Business and political leaders in Western Maryland's Garrett County are lining up against a proposal to allow the clearing of up to 400 mountaintop acres of state forest for the construction of 40-story wind turbines.
With a pair of public hearings scheduled this week, Garrett's Chamber of Commerce, Board of Realtors, Democratic Central Committee and Republican state delegate and senator have come out against the proposal to use two state forests in the county for wind farms. So has the mayor of the town of Oakland.
"I've taken time to talk to a lot of people, and a vast majority are against this," said state Sen. George C. Edwards, a Republican who heads the delegation from Garrett and Allegany counties. He sent a letter to Gov. Martin O'Malley asking him not to allow state land to be used for wind farms. "Even people who support windmills don't support them on state land," Edwards said.
Charlie Ross, president of the Garrett County Chamber of Commerce, agreed. "There is an aesthetics issue. And people who come to Garrett County to live or visit want to see that aesthetics preserved," he said. "Since tourism is our biggest industry going right now, we don't want to do anything to harm that industry."
But David F. McAnally, chairman of Pennsylvania-based U.S. Wind Force, said he believes people will support his company's proposal to build a total of 100 turbines on two state forest tracts once they hear all the facts.
McAnally said it's worth using a fraction of 1 percent of the public land in Western Maryland to increase the supply of clean electricity to the state, which faces a power shortage in future years.
"We will reach a time when we will not be able to tell our kids or grandkids that they can turn on the light when they flick the switch," McAnally said. "Wind power is a part of that solution."
U.S. Wind Force is running ads in Western Maryland newspapers that say "Support Wind - for a Cleaner Energy Future." The company notes that Maryland has long allowed lumber companies to cut trees in state forests for timber. Some power line towers are allowed in state forests.
Author and climate change activist Mike Tidwell, who supports wind energy as a way to fight global warming, said he thinks Maryland should ban logging in state forests if it's going to prohibit wind farms. He said logging is more environmentally harmful than wind mills.
"I appeal to the governor to make a fair and balanced decision that does not favor one industry that has obvious harmful impacts versus a new industry that brings clear benefits to the state, while being admittedly imperfect," Tidwell said.
About 25,000 wind turbines across the country generate about 1 percent of America's electricity, with more than 3,000 built in the past year. Boosted by federal subsidies, scores of turbines are being built in the Midwest, Texas, California, Pennsylvania and West Virginia. But none has been built in Maryland.
Maryland has given full or preliminary approval to three companies to create wind farms on private land in the western part of the state, but the projects have been slowed by a lack of agreements with power distribution companies and other problems.
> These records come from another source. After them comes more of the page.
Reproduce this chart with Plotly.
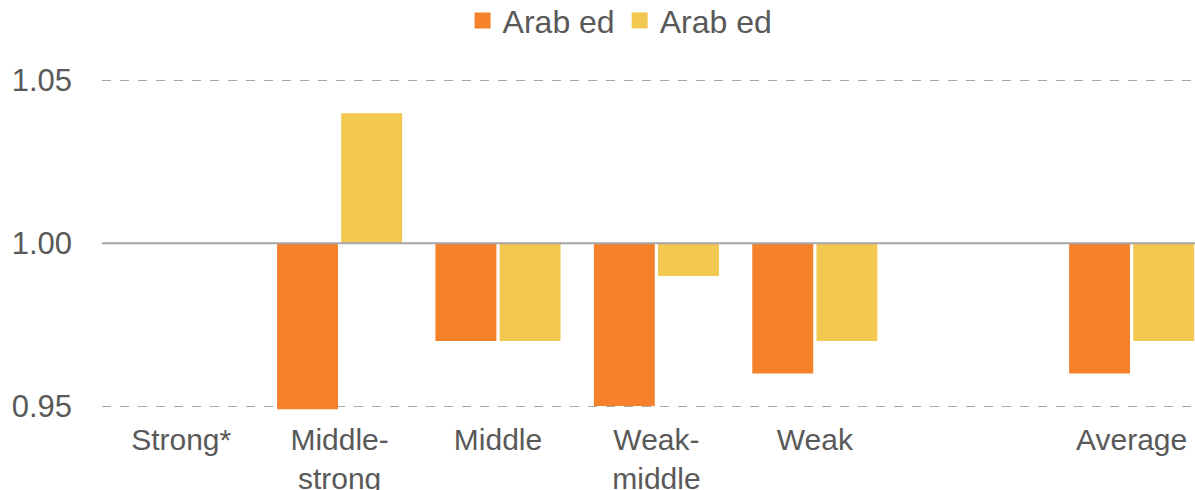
import plotly.graph_objects as go

categories = ["Strong*", "Middle-<br>strong", "Middle", "Weak-<br>middle", "Weak", " ", "Average"]
series_a = [None, 0.949, 0.97, 0.95, 0.96, None, 0.96]
series_b = [None, 1.04, 0.97, 0.99, 0.97, None, 0.97]
series_names = ["Arab ed", "Arab ed"]
base_value = 1.0
tick_vals = [0.95, 1.00, 1.05]

orange = "#F5822A"
yellow = "#F2C851"
text_col = "#595959"


def delta(vals):
    return [None if v is None else v - base_value for v in vals]


fig = go.Figure()
for vals, name, col in [(series_a, series_names[0], orange), (series_b, series_names[1], yellow)]:
    fig.add_trace(go.Bar(x=categories, y=delta(vals), base=base_value, name=name,
                         marker_color=col, marker_line_width=0, showlegend=False))

# legend entries with larger square keys
for name, col in [(series_names[0], orange), (series_names[1], yellow)]:
    fig.add_trace(go.Scatter(x=[None], y=[None], mode="markers", name=name,
                             marker=dict(symbol="square", size=17, color=col)))

# solid line at the base value
fig.add_shape(type="line", xref="paper", x0=0, x1=1, y0=base_value, y1=base_value,
              line=dict(color="#A6A6A6", width=2), layer="above")

fig.update_layout(
    width=1195, height=490,
    margin=dict(l=102, r=0, t=79, b=79, autoexpand=False),
    plot_bgcolor="white", paper_bgcolor="white",
    font=dict(family="Liberation Sans, Arial, sans-serif", size=30, color=text_col),
    barmode="group", bargap=0.19, bargroupgap=0.05,
    showlegend=True,
    legend=dict(orientation="h", xref="paper", x=0.474, xanchor="center",
                yref="container", y=0.958, yanchor="middle",
                font=dict(size=32, color=text_col), itemwidth=30),
    xaxis=dict(range=[-0.5, 6.4], showgrid=False, showline=False, ticks="",
               tickfont=dict(size=30), ticklabelstandoff=8, automargin=False),
    yaxis=dict(range=[0.9485, 1.0505], tickvals=tick_vals, tickformat=".2f",
               showgrid=True, gridcolor="#A6A6A6", griddash="dash", gridwidth=1,
               zeroline=False, showline=False, ticks="",
               tickfont=dict(size=31), ticklabelstandoff=29, automargin=False),
)

fig.write_html("out.html", config={"displayModeBar": False},
               post_script="document.body.style.margin='0';")
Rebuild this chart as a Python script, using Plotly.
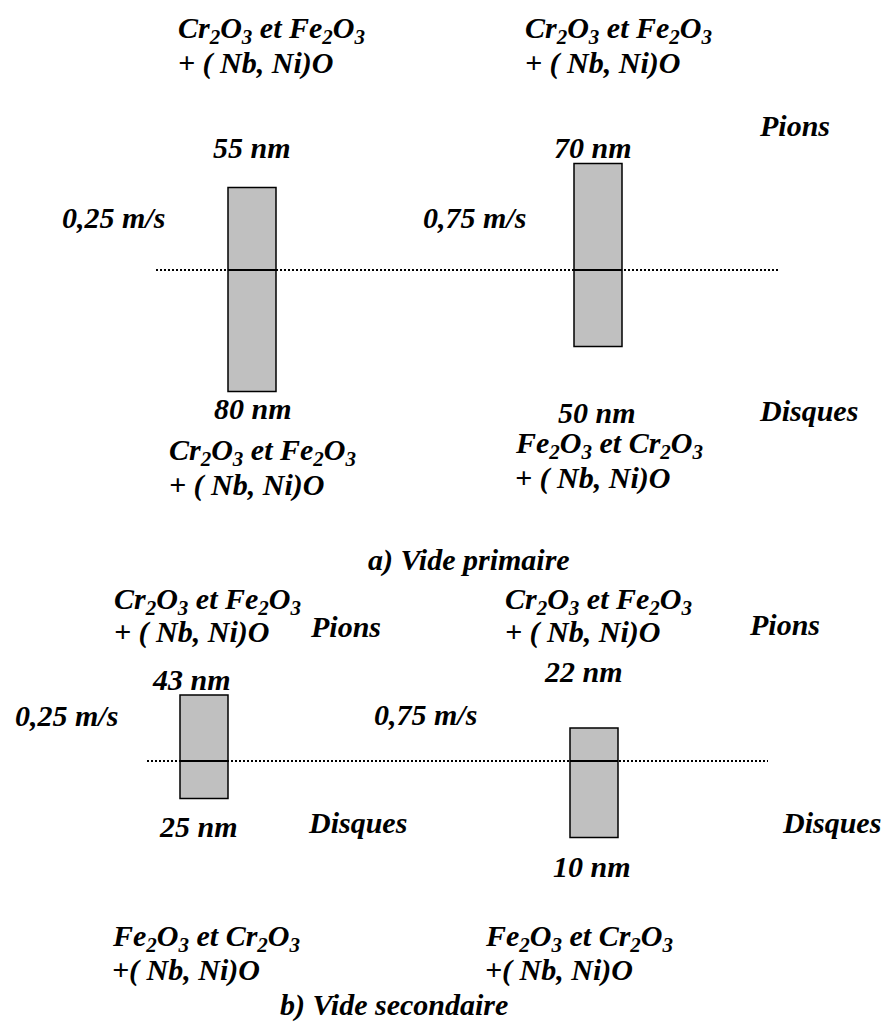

U.S. Wind Force is looking at the Savage River and Potomac state forests. The American Wind Energy Association says it does not know of any wind turbines built in state or federal forests anywhere in the United States.
U.S. Wind Force officials rode in a state helicopter with O'Malley this fall to look at Western Maryland, McAnally said. They showed the governor the 400 acres they're interested in along Backbone Mountain and Meadow Mountain.
Casper R. Taylor Jr., the former speaker of the House of Delegates from Western Maryland, has been lobbying state officials on the company's behalf. The terms of the leases would have to be negotiated, but they could include payments to the state of roughly $1 million a year for 20 years, according to state and company officials.
But before the O'Malley administration considers the company's proposal, the Maryland Department of Natural Resources must set a general policy on whether to allow wind turbines on state land, said Deputy Secretary Eric Schwaab.
"We are focused on the public policy question of whether it's appropriate to use state forests to satisfy our goal of increasing the production of sustainable energy," Schwaab said.
Electricity transmission towers in state forests can be 100 feet tall, about a quarter the height of the proposed turbines. Part of the Savage River forest is used by natural gas companies for the underground storage of methane, a use inherited when the state received the land from the federal government in the 1950s, Schwaab said. Over the past two decades, the state has turned down all requests for natural gas wells in state forests.
Each acre in Savage River State Forest is logged about once every 120 years, Schwaab said. Last year, trees were cut from about 245 of the forest's 55,000 acres.